Even the origins of the name are still uncertain. It would seem that Hannibal, closely pursued by the Roman armies and forced to suddenly return back home, ordered the construction of a kind of encampment (or look-out tower) precisely in the place where the mighty Aragonese monument now stands. Around this construction, later on, would be built up the village on the part of the disbanded, the merchants and the various traders who, in ancient times, followed the armies for selling or auctioning their bric-a-brac. The toponym appears for the first time in a treatise drawn up between Rome and Taranto in 304 B.C.; this treatise was to the end of establishing the boundaries of navigation for their respective fleets.
The inhabitants of Taranto, therefore, constructed a tower which, later, was to give Hannibal the idea of using it as a look-out post, having strengthened and perhaps also enlarged it; indeed, Hannibal had many friends amongst the Bruzi who were intolerant towards Roman supremacy. From this came the name Castra Hannibalis, also related by Barrio (De antiquate et situ Calabriae), which was the name assigned to the posting for a certain time. Following Hannibal, as narrated by Titio Livio, the Romans, for strategic reasons, put ashore there about three thousand settlers and called the place Castra.
Once again, the destiny of the settlement was decided by motives of defence and maritime control, and this was to remain so for the following years. In the IX - XI centuries, Le Castella was, perhaps, occupied by the Arabs who had created an emirate in the nearby Squillace and had, therefore, every interest in controlling the whole gulf. As the threat from the Arabs diminished a little, Castella slowly became a well-populated village where two churches were built: the church of Santa Maria and the other of San Nicola, depending from the Abbey of Santa Maria della Matina in San Marco. In Le Castella, around 1251, there are indications of the presence of public officials such as judges and notaries: this is an evident indication that activities of both commercial and social life were being carried on.
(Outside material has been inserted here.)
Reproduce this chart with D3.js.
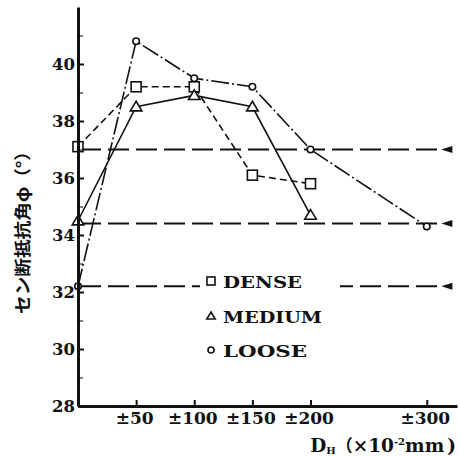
<!DOCTYPE html>
<html>
<head>
<meta charset="utf-8">
<script src="https://cdn.jsdelivr.net/npm/d3@7"></script>
<style>
  body { margin: 0; background: #fff; }
  svg { display: block; }
  .tick text { font-family: "DejaVu Serif", serif; font-weight: bold; fill: #111; }
</style>
</head>
<body>
<script>
// data
const xVals = [0, 50, 100, 150, 200];
const dense = [37.1, 39.2, 39.2, 36.1, 35.8];
const medium = [34.5, 38.5, 38.9, 38.5, 34.7];
const looseX = [0, 50, 100, 150, 200, 300];
const loose = [32.2, 40.8, 39.5, 39.2, 37.0, 34.3];
const refLines = [37.0, 34.4, 32.2];
const xTicks = [50, 100, 150, 200, 300];
const xTickLabels = ["±50", "±100", "±150", "±200", "±300"];
const yTicks = [28, 30, 32, 34, 36, 38, 40];
const yMinor = [29, 31, 33, 35, 37, 39, 41];
const legendNames = ["DENSE", "MEDIUM", "LOOSE"];

const w = 460;
const h = 456;

const xScale = d3.scaleLinear().domain([0, 326]).range([78, 457]);
const yScale = d3.scaleLinear().domain([28, 42]).range([406, 7]);

const svg = d3.select("body")
  .append("svg")
  .attr("width", w)
  .attr("height", h);

// horizontal reference lines with wedge ends
const refG = svg.append("g");
refLines.forEach((v) => {
  const yy = yScale(v);
  refG.append("line")
    .attr("x1", xScale(0) + 2).attr("x2", xScale(315))
    .attr("y1", yy).attr("y2", yy)
    .attr("stroke", "#111").attr("stroke-width", 2)
    .attr("stroke-dasharray", "21,7");
  const xe = xScale(322);
  refG.append("path")
    .attr("d", `M${xe - 11},${yy} L${xe},${yy - 3.5} L${xe},${yy + 3.5} Z`)
    .attr("fill", "#111");
});

// series
const series = [
  { name: "DENSE", xs: xVals, ys: dense, dash: "7,4", marker: "square" },
  { name: "MEDIUM", xs: xVals, ys: medium, dash: null, marker: "triangle" },
  { name: "LOOSE", xs: looseX, ys: loose, dash: "18,3,2,3", marker: "circle" }
];

const line = d3.line()
  .x((d) => xScale(d[0]))
  .y((d) => yScale(d[1]));

series.forEach((s) => {
  const pts = s.xs.map((x, i) => [x, s.ys[i]]);
  svg.append("path")
    .datum(pts)
    .attr("d", line)
    .attr("fill", "none")
    .attr("stroke", "#111")
    .attr("stroke-width", 1.6)
    .attr("stroke-dasharray", s.dash);
  s.pts = pts;
});

function drawMarker(g, type, cx, cy, size) {
  if (type === "square") {
    g.append("rect")
      .attr("x", cx - size / 2).attr("y", cy - size / 2)
      .attr("width", size).attr("height", size)
      .attr("fill", "#fff").attr("stroke", "#111").attr("stroke-width", 1.6);
  } else if (type === "triangle") {
    const r = size / 2;
    g.append("path")
      .attr("d", `M${cx},${cy - r} L${cx + r * 1.05},${cy + r * 0.75} L${cx - r * 1.05},${cy + r * 0.75} Z`)
      .attr("fill", "#fff").attr("stroke", "#111").attr("stroke-width", 1.6);
  } else {
    g.append("circle")
      .attr("cx", cx).attr("cy", cy).attr("r", size / 2)
      .attr("fill", "#fff").attr("stroke", "#111").attr("stroke-width", 1.6);
  }
}

const markG = svg.append("g");
series.forEach((s) => {
  const size = s.marker === "square" ? 10 : s.marker === "triangle" ? 11 : 6.5;
  s.pts.forEach((p) => drawMarker(markG, s.marker, xScale(p[0]), yScale(p[1]), size));
});

// axes
const yAxis = d3.axisLeft(yScale)
  .tickValues(yTicks)
  .tickSize(-6)
  .tickSizeOuter(0)
  .tickPadding(3)
  .tickFormat(d3.format("d"));

const yG = svg.append("g")
  .attr("transform", `translate(${xScale(0)}, 0)`)
  .call(yAxis);
yG.selectAll(".tick text").style("font-size", "16.5px");

svg.append("g")
  .attr("transform", `translate(${xScale(0)}, 0)`)
  .call(d3.axisLeft(yScale).tickValues(yMinor).tickSize(-5).tickSizeOuter(0).tickFormat(""))
  .select(".domain").remove();

const xAxis = d3.axisBottom(xScale)
  .tickValues(xTicks)
  .tickSize(-6)
  .tickSizeOuter(0)
  .tickPadding(6)
  .tickFormat((d, i) => xTickLabels[i]);

const xG = svg.append("g")
  .attr("transform", `translate(0, ${yScale(28)})`)
  .call(xAxis);
xG.selectAll(".tick text").style("font-size", "17px").attr("dx", -2);

[yG, xG].forEach((g) => {
  g.select(".domain").attr("stroke", "#111").attr("stroke-width", 3);
  g.selectAll(".tick line").attr("stroke", "#111").attr("stroke-width", 2);
});

// legend
const legend = svg.append("g");
legend.append("rect")
  .attr("x", 200).attr("y", 268).attr("width", 140).attr("height", 100)
  .attr("fill", "#fff");
const legendY = [281, 316, 350];
const legendW = [79, 99, 84];
const legendMarks = ["square", "triangle", "circle"];
legendNames.forEach((n, i) => {
  drawMarker(legend, legendMarks[i], 211, legendY[i], legendMarks[i] === "circle" ? 6 : 8);
  legend.append("text")
    .attr("x", 223).attr("y", legendY[i] + 7)
    .attr("font-family", "DejaVu Serif, serif")
    .attr("font-weight", "bold")
    .attr("font-size", 17)
    .attr("textLength", legendW[i])
    .attr("lengthAdjust", "spacingAndGlyphs")
    .attr("fill", "#111")
    .text(n);
});

// axis titles
svg.append("text")
  .attr("transform", "translate(29, 228) rotate(-90)")
  .attr("text-anchor", "middle")
  .attr("font-family", "Noto Sans CJK JP, sans-serif")
  .attr("font-weight", "bold")
  .attr("font-size", 17)
  .attr("textLength", 172)
  .attr("lengthAdjust", "spacingAndGlyphs")
  .attr("fill", "#111")
  .text("セン断抵抗角φ（°）");

const xt = svg.append("text")
  .attr("x", 456).attr("y", 452)
  .attr("text-anchor", "end")
  .attr("font-family", "DejaVu Serif, serif")
  .attr("font-weight", "bold")
  .attr("font-size", 18.5)
  .attr("fill", "#111");
xt.append("tspan").text("D");
xt.append("tspan").attr("font-size", 10).attr("dy", 2).text("H");
xt.append("tspan").attr("dy", -2).attr("font-family", "Noto Sans CJK JP").attr("font-size", 17).text("（");
xt.append("tspan").text("×10");
xt.append("tspan").attr("font-size", 10).attr("dy", -7).text("-2");
xt.append("tspan").attr("dy", 7).text("mm");
xt.append("tspan").attr("dx", 3).text(")");
</script>
</body>
</html>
But the serenity and industriousness of its inhabitants are then seriously disturbed during the ferocious war between the Angevins and the Aragonese which entailed the siege and consequent plundering of Le Castella on the part of the Admiral Ruggiero di Loria who served in the army of King James of Aragon (1290). Resistance on the part of the villagers who remained faithful to Pietro Ruffo, count of Catanzaro, was to no avail. A few years later, Le Castella was witness of another clamorous dispute between the troops of Guglielmo Estendard, commander of the Angevin troops in Calabria and the same Ruggiero di Loria, who rushed from Messina to defend the territory threatened by Estendard.